In the material below, please retype the lines from the very first through the one with "plan_range = (18.65, 0.68, 2.91)", exactly and without pictures.

Data extract.
-- START --

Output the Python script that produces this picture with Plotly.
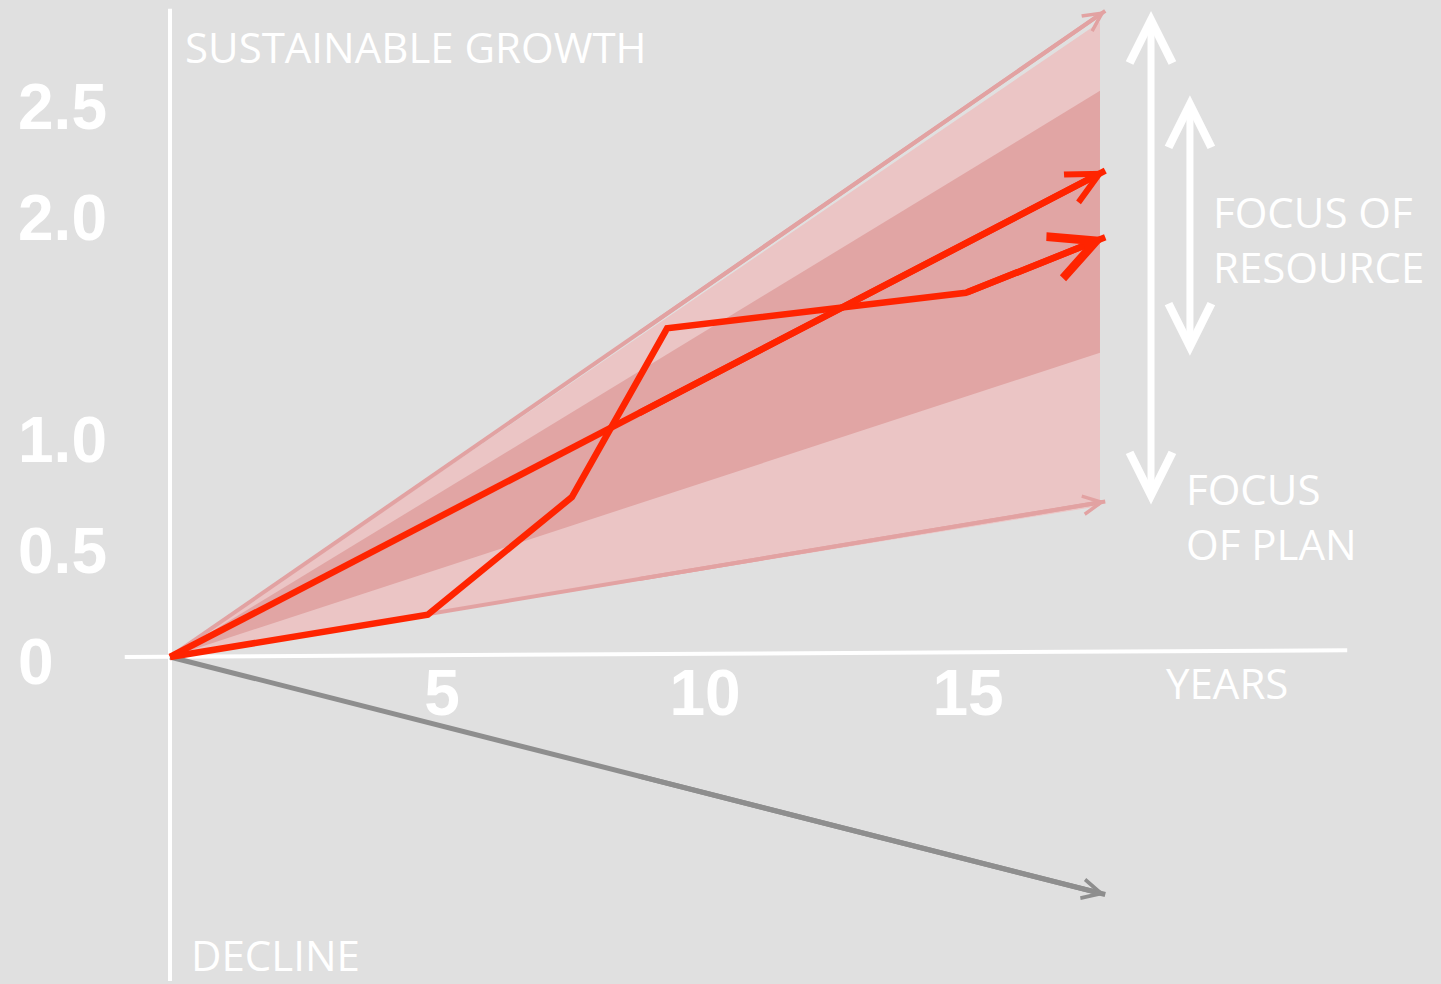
import plotly.graph_objects as go

# years on x, growth factor on y
outer_band_x = [0, 17.68, 17.68, 0]
outer_band_y = [0, 2.86, 0.68, 0]
inner_band_x = [0, 17.68, 17.68, 0]
inner_band_y = [0, 2.55, 1.37, 0]

upper_limit = ([0, 17.78], [0, 2.91])
lower_limit = ([0, 17.78], [0, 0.70])
decline = ([0, 17.78], [0, -1.07])

trend_x = [0, 17.78]
trend_y = [0, 2.19]

actual_x = [0, 4.9, 7.64, 9.45, 15.13, 17.78]
actual_y = [0, 0.19, 0.72, 1.48, 1.64, 1.89]

resource_range = (19.39, 1.35, 2.53)   # x, low, high
plan_range = (18.65, 0.68, 2.91)

x_ticks = [5, 10, 15]
x_labels = ['5', '10', '15']
y_ticks = [0, 0.5, 1.0, 2.0, 2.5]
y_labels = ['0', '0.5', '1.0', '2.0', '2.5']

axis_x_line = ([-0.86, 22.38], [0, 0.03])
axis_y_line = ([0, 0], [2.92, -1.46])

BG = '#e0e0e0'
RED = '#ff2400'
PINK_LINE = '#e2a2a2'
GREY_LINE = '#8e8e8e'
TEXT_FONT = 'Open Sans'

fig = go.Figure()


def line(xs, ys, color, width):
    fig.add_scatter(x=xs, y=ys, mode='lines', line=dict(color=color, width=width),
                    hoverinfo='skip', showlegend=False)


def arrow(x0, y0, x1, y1, color, width, size, head=5, both=False):
    fig.add_annotation(x=x1, y=y1, ax=x0, ay=y0, xref='x', yref='y', axref='x', ayref='y',
                       text='', showarrow=True, arrowhead=head, arrowsize=size,
                       arrowwidth=width, arrowcolor=color, standoff=0, startstandoff=0,
                       arrowside='end+start' if both else 'end',
                       startarrowhead=head, startarrowsize=size)


def head_only(xs, ys, color, width, size, frac=0.5):
    # stub along the last segment, just to carry the arrow head
    x1, y1 = xs[-1], ys[-1]
    x0 = xs[-2] + frac * (x1 - xs[-2])
    y0 = ys[-2] + frac * (y1 - ys[-2])
    arrow(x0, y0, x1, y1, color, width, size)


fig.add_scatter(x=outer_band_x, y=outer_band_y, fill='toself', fillcolor='#ebc5c5',
                line=dict(width=0), mode='lines', hoverinfo='skip', showlegend=False)
fig.add_scatter(x=inner_band_x, y=inner_band_y, fill='toself', fillcolor='#e1a5a4',
                line=dict(width=0), mode='lines', hoverinfo='skip', showlegend=False)

line(*upper_limit, PINK_LINE, 4)
line(*lower_limit, PINK_LINE, 4)
line(*decline, GREY_LINE, 5)
line(trend_x, trend_y, RED, 6.5)
line(actual_x, actual_y, RED, 6.5)

head_only(*upper_limit, PINK_LINE, 4, 0.9)
head_only(*lower_limit, PINK_LINE, 4, 0.9)
head_only(*decline, GREY_LINE, 5, 0.75)
head_only(trend_x, trend_y, RED, 6.5, 0.95)
head_only(actual_x, actual_y, RED, 6.5, 1.35, frac=0.0)

arrow(plan_range[0], plan_range[1], plan_range[0], plan_range[2], 'white', 7, 1.2, both=True)
arrow(resource_range[0], resource_range[1], resource_range[0], resource_range[2], 'white', 7, 1.2, both=True)

labels = [
    ('SUSTAINABLE GROWTH', 0.24, 2.748),
    ('DECLINE', 0.36, -1.342),
    ('YEARS', 18.89, -0.117),
    ('FOCUS OF<br>RESOURCE', 19.79, 1.881),
    ('FOCUS<br>OF PLAN', 19.27, 0.633),
]
for text, x, y in labels:
    fig.add_annotation(x=x, y=y, xref='x', yref='y', text=text, showarrow=False,
                       xanchor='left', yanchor='middle', align='left',
                       font=dict(family=TEXT_FONT, size=42, color='white'))

for xs, ys in (axis_x_line, axis_y_line):
    fig.add_shape(type='line', x0=xs[0], x1=xs[1], y0=ys[0], y1=ys[1], xref='x', yref='y',
                  line=dict(color='white', width=4), layer='below')

tick_font = dict(family='Liberation Sans, Arial', size=64, color='white', weight='bold')

fig.update_layout(
    width=1441, height=984,
    margin=dict(l=0, r=0, t=0, b=0),
    paper_bgcolor=BG, plot_bgcolor=BG,
    showlegend=False,
    xaxis=dict(range=[-3.232, 24.163], showgrid=False, zeroline=False, showline=False,
               tickvals=x_ticks, ticktext=x_labels, tickfont=tick_font, ticks='',
               anchor='free', position=0.3394, automargin=False,
               ticklabelstandoff=0, ticklabelshift=9, fixedrange=True),
    yaxis=dict(range=[-1.473, 2.959], showgrid=False, zeroline=False, showline=False,
               tickvals=y_ticks, ticktext=y_labels, tickfont=tick_font, ticks='',
               anchor='free', position=0, ticklabelposition='inside', automargin=False,
               ticklabelstandoff=14, ticklabelshift=5, fixedrange=True),
)

fig.write_html('out.html', config={'displayModeBar': False},
               post_script="document.body.style.margin='0';")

-- END --

Response for this exercise.
Output the Python script that produces this picture with Plotly.
import plotly.graph_objects as go

# years on x, growth factor on y
outer_band_x = [0, 17.68, 17.68, 0]
outer_band_y = [0, 2.86, 0.68, 0]
inner_band_x = [0, 17.68, 17.68, 0]
inner_band_y = [0, 2.55, 1.37, 0]

upper_limit = ([0, 17.78], [0, 2.91])
lower_limit = ([0, 17.78], [0, 0.70])
decline = ([0, 17.78], [0, -1.07])

trend_x = [0, 17.78]
trend_y = [0, 2.19]

actual_x = [0, 4.9, 7.64, 9.45, 15.13, 17.78]
actual_y = [0, 0.19, 0.72, 1.48, 1.64, 1.89]

resource_range = (19.39, 1.35, 2.53)   # x, low, high
plan_range = (18.65, 0.68, 2.91)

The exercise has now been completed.